2011-07-16

Analysing a phishing email

I've been hit by several phishing emails in a short time the last week. Having time this morning I took the initiative to look at the headers from one email and the phishing location.

The hosting server
The domains DNS zone is hosted on a particular network just like its website. Two different servers actually, but behind it seems to be a lucrative webhosting service where you can get your domain registered although it's not a registrar. All of this is hosted in Texas.

The email server
The email is originating from Italy. The FROM address is set up to show a truthful email (usually where you put the surname) with an inexistant email address behind that.
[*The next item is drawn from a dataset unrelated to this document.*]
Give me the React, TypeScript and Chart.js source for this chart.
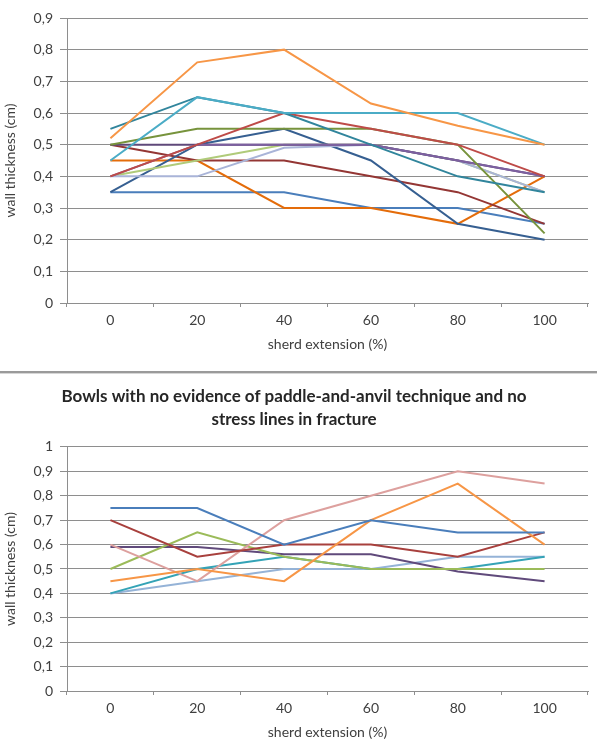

The email address' domain name exists however and is hosted in France, but has no relation to the scam, at least the owner of this domain can't do anything about it.

The Return-Path shows a real email address with a different domain name but same network anyway. The domain name shows a dummy webpage "Under construction".

Who to contact?
All of them if you care, otherwise just let it go, because phishing pages are set up and down daily...

To contact the webhosting or email server, request the Whois information of the IP address and contact the abuse department, there is always an abuse section in the Whois of an IP address. You can also contact the domain name holder and/or look if the registrar or webhosting sevice has a dedicated abuse website page.

Of course it happens that an abuse email address forwards everything to the trash can. In order to have a chance to stop the scam, it is good to contact as many services as possible.